[begin DATA RECORDS]

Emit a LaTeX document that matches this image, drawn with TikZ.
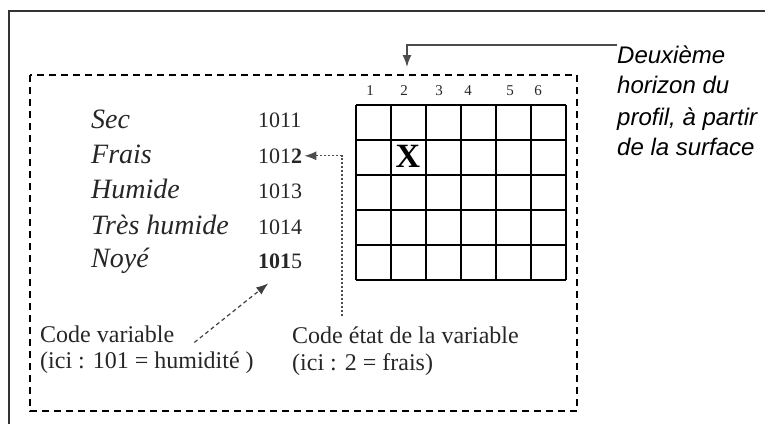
\documentclass[tikz,border=0pt]{standalone}
\usepackage{fontspec}
\setmainfont{Liberation Serif}
\newfontfamily\helvfont{Liberation Sans}
\usetikzlibrary{arrows.meta}

\tikzset{
    word/.style={anchor=base west,inner sep=0pt,text=black!85,font=\fontsize{28}{30}\selectfont\itshape},
    code/.style={anchor=base west,inner sep=0pt,text=black!85,font=\fontsize{22}{24}\selectfont},
    colnum/.style={anchor=base,inner sep=0pt,text=black!85,font=\fontsize{15}{16}\selectfont},
    note/.style={anchor=base west,inner sep=0pt,text=black!85,font=\fontsize{24}{26}\selectfont},
    side/.style={anchor=base west,inner sep=0pt,font=\helvfont\itshape\fontsize{24}{26}\selectfont},
    dotline/.style={black!70,line width=1.2pt,dash pattern=on 2pt off 2pt},
}

\begin{document}
\begin{tikzpicture}[x=1pt,y=-1pt,>={Latex[length=12pt,width=9pt]}]
    \useasboundingbox (0,0) rectangle (765,424);
    \draw[line width=1.5pt,black!80] (9,424)--(9,11)--(765,11);
    \draw[line width=1.3pt,dash pattern=on 7pt off 5pt] (30,75) rectangle (577,411);
    % grille des horizons
    \begin{scope}[shift={(356,105)}]
        \draw[line width=1.1pt] (0,0) grid[step=35pt] (210,175);
    \end{scope}
    \foreach \n/\x in {1/370,2/404,3/439,4/468,5/510,6/538}
        \node[colnum] (col\n) at (\x,95) {\n};
    \node[anchor=base,inner sep=0pt,font=\bfseries\fontsize{34}{34}\selectfont] (mark) at (408,167) {X};
    % etats et codes
    \node[word] (sec) at (91,128) {Sec};
    \node[word] (frais) at (91,163) {Frais};
    \node[word] (hum) at (91,198) {Humide};
    \node[word] (thum) at (91,234) {Très humide};
    \node[word] (noye) at (91,267) {Noyé};
    \node[code] (n1) at (258,127) {1011};
    \node[code] (n2) at (258,163) {101\textbf{2}};
    \node[code] (n3) at (258,198) {1013};
    \node[code] (n4) at (258,234) {1014};
    \node[code] (n5) at (258,268) {\textbf{101}5};
    % legendes
    \node[note] (cvar1) at (40,342) {Code variable};
    \node[note] (cvar2) at (40,368) {(ici : 101 = humidité )};
    \node[note] (etat1) at (292,343) {Code état de la variable};
    \node[note] (etat2) at (292,370) {(ici : 2 = frais)};
    \node[side] (deux1) at (617,63) {Deuxième};
    \node[side] (deux2) at (617,93) {horizon du};
    \node[side] (deux3) at (617,125) {profil, à partir};
    \node[side] (deux4) at (617,155) {de la surface};
    % fleches
    \coordinate (bend) at (342,160);
    \coordinate (tip) at (407,67);
    \draw[dotline,->] (etat1.north -| bend) ++(0,-10) -- (bend |- n2.east) -- ([xshift=2pt]n2.east);
    \draw[black!75,line width=1.2pt,dash pattern=on 4pt off 3pt,->] ([xshift=20pt]cvar1.south east) -- ([xshift=-12pt,yshift=-15pt]n5.south);
    \draw[black!70,line width=1.5pt,->] (deux1.north west) -| (tip);
\end{tikzpicture}
\end{document}
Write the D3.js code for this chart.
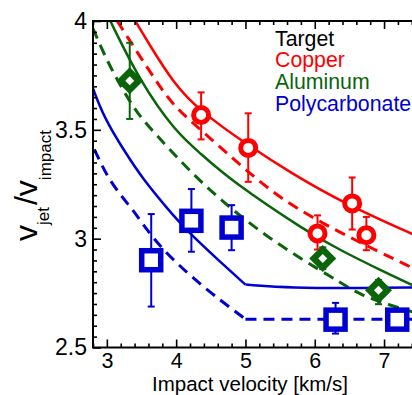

[end DATA RECORDS]

-- PROBLEM DETAILS --
The entries above are to be returned exactly, without their pictures.

-- ANSWER FOR THE TASK --
Emit a LaTeX document that matches this image, drawn with TikZ.
\documentclass[tikz,border=0pt]{standalone}
\usepackage{fontspec}
\setmainfont{Liberation Serif}
\newfontfamily\helvfont{Liberation Sans}
\usetikzlibrary{arrows.meta}

\tikzset{
    word/.style={anchor=base west,inner sep=0pt,text=black!85,font=\fontsize{28}{30}\selectfont\itshape},
    code/.style={anchor=base west,inner sep=0pt,text=black!85,font=\fontsize{22}{24}\selectfont},
    colnum/.style={anchor=base,inner sep=0pt,text=black!85,font=\fontsize{15}{16}\selectfont},
    note/.style={anchor=base west,inner sep=0pt,text=black!85,font=\fontsize{24}{26}\selectfont},
    side/.style={anchor=base west,inner sep=0pt,font=\helvfont\itshape\fontsize{24}{26}\selectfont},
    dotline/.style={black!70,line width=1.2pt,dash pattern=on 2pt off 2pt},
}

\begin{document}
\begin{tikzpicture}[x=1pt,y=-1pt,>={Latex[length=12pt,width=9pt]}]
    \useasboundingbox (0,0) rectangle (765,424);
    \draw[line width=1.5pt,black!80] (9,424)--(9,11)--(765,11);
    \draw[line width=1.3pt,dash pattern=on 7pt off 5pt] (30,75) rectangle (577,411);
    % grille des horizons
    \begin{scope}[shift={(356,105)}]
        \draw[line width=1.1pt] (0,0) grid[step=35pt] (210,175);
    \end{scope}
    \foreach \n/\x in {1/370,2/404,3/439,4/468,5/510,6/538}
        \node[colnum] (col\n) at (\x,95) {\n};
    \node[anchor=base,inner sep=0pt,font=\bfseries\fontsize{34}{34}\selectfont] (mark) at (408,167) {X};
    % etats et codes
    \node[word] (sec) at (91,128) {Sec};
    \node[word] (frais) at (91,163) {Frais};
    \node[word] (hum) at (91,198) {Humide};
    \node[word] (thum) at (91,234) {Très humide};
    \node[word] (noye) at (91,267) {Noyé};
    \node[code] (n1) at (258,127) {1011};
    \node[code] (n2) at (258,163) {101\textbf{2}};
    \node[code] (n3) at (258,198) {1013};
    \node[code] (n4) at (258,234) {1014};
    \node[code] (n5) at (258,268) {\textbf{101}5};
    % legendes
    \node[note] (cvar1) at (40,342) {Code variable};
    \node[note] (cvar2) at (40,368) {(ici : 101 = humidité )};
    \node[note] (etat1) at (292,343) {Code état de la variable};
    \node[note] (etat2) at (292,370) {(ici : 2 = frais)};
    \node[side] (deux1) at (617,63) {Deuxième};
    \node[side] (deux2) at (617,93) {horizon du};
    \node[side] (deux3) at (617,125) {profil, à partir};
    \node[side] (deux4) at (617,155) {de la surface};
    % fleches
    \coordinate (bend) at (342,160);
    \coordinate (tip) at (407,67);
    \draw[dotline,->] (etat1.north -| bend) ++(0,-10) -- (bend |- n2.east) -- ([xshift=2pt]n2.east);
    \draw[black!75,line width=1.2pt,dash pattern=on 4pt off 3pt,->] ([xshift=20pt]cvar1.south east) -- ([xshift=-12pt,yshift=-15pt]n5.south);
    \draw[black!70,line width=1.5pt,->] (deux1.north west) -| (tip);
\end{tikzpicture}
\end{document}
Write the D3.js code for this chart.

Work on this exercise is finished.